We see that the concept is very closely related to the vision and mission of Amway, globally, because we want to help people to lead a better life.
For us, it really goes back to the foundation of our business. Because when our business was started by my father 5 years ago, his aim was to help people to lead a better life.
I consider him as a philanthropist. He was somebody who was very interested in helping out people.
He said that wherever we do business, we would like to share with the communities that we live in. We actually started doing social responsibility projects before we actually started the business. Because it is a part of who we are and it is the right thing to do.
Is that the secret of Amway’s success in Indonesia?
It’s not much of a secret really.
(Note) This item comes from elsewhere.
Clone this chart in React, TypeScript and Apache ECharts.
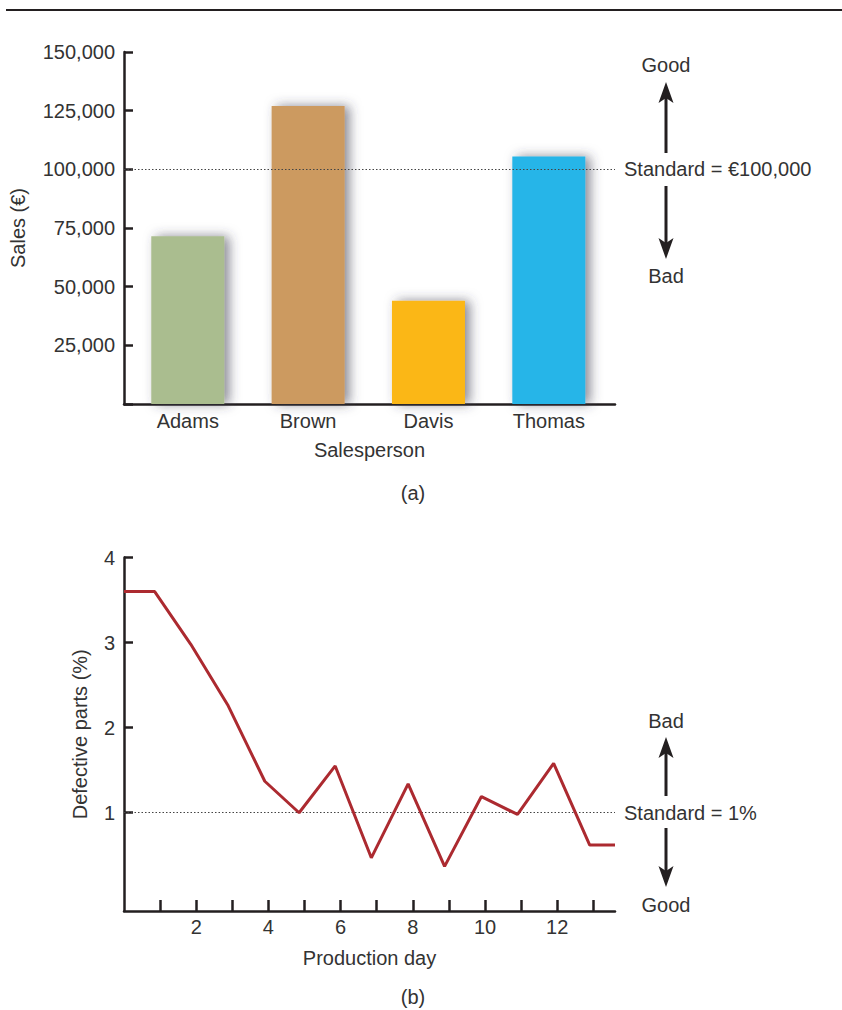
import React, { useEffect, useRef } from "react";
import * as echarts from "echarts";

// ---- Chart (a) data ----
const salespeople = ["Adams", "Brown", "Davis", "Thomas"];
const salesValues = [71500, 127000, 44000, 105500];
const barColors = ["#aabd8f", "#cc9a60", "#fbb717", "#26b5e8"];
const salesStandard = 100000;
const salesStandardLabel = "Standard = €100,000";

// ---- Chart (b) data ----
const productionDays = [0, 0.85, 1.85, 2.87, 3.9, 4.85, 5.85, 6.85, 7.87, 8.88, 9.9, 10.9, 11.9, 12.9, 13.6];
const defectivePct = [3.6, 3.6, 2.98, 2.27, 1.37, 1.0, 1.55, 0.47, 1.34, 0.37, 1.19, 0.98, 1.58, 0.62, 0.62];
const defectTicks = [1, 2, 3, 4];
const dayTicks = [1, 2, 3, 4, 5, 6, 7, 8, 9, 10, 11, 12, 13];
const dayLabels = [2, 4, 6, 8, 10, 12];
const defectStandard = 1;
const defectStandardLabel = "Standard = 1%";

const FONT = "'Liberation Sans', Arial, sans-serif";
const TEXT = "#333333";
const AXIS = "#231f20";

function arrow(x: number, y1: number, y2: number) {
  const dir = y2 < y1 ? -1 : 1;
  const headLen = 21;
  const halfW = 7.5;
  const notch = 5;
  const back = y2 - dir * headLen;
  return [
    {
      type: "line",
      shape: { x1: x, y1: y1, x2: x, y2: y2 - dir * (headLen - notch - 1) },
      style: { stroke: AXIS, lineWidth: 3 },
    },
    {
      type: "polygon",
      shape: {
        points: [
          [x, y2],
          [x + halfW, back],
          [x, back + dir * notch],
          [x - halfW, back],
        ],
      },
      style: { fill: AXIS },
    },
  ];
}

function txt(x: number, y: number, text: string, align = "center") {
  return {
    type: "text",
    x,
    y,
    style: {
      text,
      fill: TEXT,
      font: `20px ${FONT}`,
      textAlign: align,
      textVerticalAlign: "middle",
    },
  };
}

export default function App() {
  const ref = useRef<HTMLDivElement>(null);
  useEffect(() => {
    document.body.style.margin = "0";
    const chart = echarts.init(ref.current!, null, { renderer: "svg" });
    const axisLabelStyle = { color: TEXT, fontSize: 20, fontFamily: FONT };
    const nameStyle = { color: TEXT, fontSize: 20, fontFamily: FONT };
    const axisLine = { show: true, onZero: false, lineStyle: { color: AXIS, width: 2.5 } };

    chart.setOption({
      animation: false,
      backgroundColor: "#ffffff",
      grid: [
        { left: 124, top: 52, width: 491, height: 352 },
        { left: 124, top: 557.5, width: 491, height: 353.5 },
      ],
      xAxis: [
        {
          gridIndex: 0,
          type: "value",
          min: 0.47,
          max: 4.55,
          axisLine,
          axisTick: { show: false },
          splitLine: { show: false },
          axisLabel: {
            ...axisLabelStyle,
            margin: 7,
            customValues: [1, 2, 3, 4],
            formatter: (v: number) => salespeople[Math.round(v) - 1] ?? "",
          },
          name: "Salesperson",
          nameLocation: "middle",
          nameGap: 36,
          nameTextStyle: nameStyle,
        },
        {
          gridIndex: 1,
          type: "value",
          min: 0,
          max: 13.6,
          axisLine,
          axisTick: {
            show: true,
            inside: true,
            length: 11,
            customValues: dayTicks,
            lineStyle: { color: AXIS, width: 2.5 },
          },
          splitLine: { show: false },
          axisLabel: {
            ...axisLabelStyle,
            margin: 6,
            customValues: dayLabels,
          },
          name: "Production day",
          nameLocation: "middle",
          nameGap: 37,
          nameTextStyle: nameStyle,
        },
      ],
      yAxis: [
        {
          gridIndex: 0,
          type: "value",
          min: 0,
          max: 150000,
          interval: 25000,
          axisLine,
          axisTick: { show: true, inside: true, length: 9, lineStyle: { color: AXIS, width: 2.5 } },
          splitLine: { show: false },
          axisLabel: {
            ...axisLabelStyle,
            margin: 9,
            formatter: (v: number) => (v === 0 ? "" : v.toLocaleString("en-US")),
          },
          name: "Sales (€)",
          nameLocation: "middle",
          nameGap: 96,
          nameTextStyle: nameStyle,
        },
        {
          gridIndex: 1,
          type: "value",
          min: -0.155,
          max: 4,
          axisLine,
          axisTick: {
            show: true,
            inside: true,
            length: 9,
            customValues: defectTicks,
            lineStyle: { color: AXIS, width: 2.5 },
          },
          splitLine: { show: false },
          axisLabel: {
            ...axisLabelStyle,
            margin: 9,
            customValues: defectTicks,
          },
          name: "Defective parts (%)",
          nameLocation: "middle",
          nameGap: 34,
          nameTextStyle: nameStyle,
        },
      ],
      series: [
        {
          type: "bar",
          xAxisIndex: 0,
          yAxisIndex: 0,
          barWidth: 73,
          data: salesValues.map((v, i) => ({
            value: [i + 1, v],
            itemStyle: {
              color: barColors[i],
              shadowBlur: 12,
              shadowColor: "rgba(60,60,80,0.6)",
              shadowOffsetX: 5,
              shadowOffsetY: 0,
            },
          })),
          markLine: {
            silent: true,
            symbol: ["none", "none"],
            label: { show: false },
            lineStyle: { type: [1.5, 2], color: "#444", width: 1 },
            data: [{ yAxis: salesStandard }],
          },
        },
        {
          type: "line",
          xAxisIndex: 1,
          yAxisIndex: 1,
          symbol: "none",
          lineStyle: { color: "#ac2a30", width: 3 },
          data: productionDays.map((d, i) => [d, defectivePct[i]]),
          z: 3,
          markLine: {
            silent: true,
            symbol: ["none", "none"],
            label: { show: false },
            lineStyle: { type: [1.5, 2], color: "#444", width: 1 },
            data: [{ yAxis: defectStandard }],
            z: 1,
          },
        },
      ],
      graphic: [
        {
          type: "line",
          shape: { x1: 6, y1: 10, x2: 842, y2: 10 },
          style: { stroke: AXIS, lineWidth: 2 },
        },
        txt(413, 493, "(a)"),
        txt(413, 997, "(b)"),
        txt(666, 65, "Good"),
        ...arrow(666, 153, 82),
        txt(624, 169, salesStandardLabel, "left"),
        ...arrow(666, 186, 259),
        txt(666, 276, "Bad"),
        txt(666, 721, "Bad"),
        ...arrow(666, 796, 737),
        txt(624, 813, defectStandardLabel, "left"),
        ...arrow(666, 828, 887),
        txt(666, 905, "Good"),
      ],
    });
    return () => chart.dispose();
  }, []);
  return <div ref={ref} style={{ width: 842, height: 1010 }} />;
}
Our success had to do with two things, the people and the products. The people are easy to see, all you have to do is see our employee base and you can see the expertise there.
And you can look at our distributor base and see the talent that we have in sales. I think the people is half of the equation, the other half is the products themselves.
What can you say about Indonesian distributors, in the sense of how they compare to their counterparts in other countries?
The Indonesian distributors are fantastic distributors. I have had the chance to go around different markets in the world and see all different sorts of people, but you can tell even by the growth numbers that the perspective of Indonesian distributors on what it takes to be an entrepreneur, the standard is right up there with the rest of the world.
Where does the Indonesian market sit among the regional countries?
In the world Indonesia ranked as number 14 out of 55 countries. So, that’s not a bad ranking. When it comes to new people entering the business, Indonesia is number seven in the world. Out of the top 1, seven are Asian countries.
We see the growth of Amway globally everywhere is the same.
Well, we have a target of 20 percent this year, and that comes after the 30 percent growth last year. Amway Indonesia has been growing very steadily. It’s not something that takes off like a rocket and then comes down like a rocket.
Globally, we gathered total sales value of US$6.3 billion last year.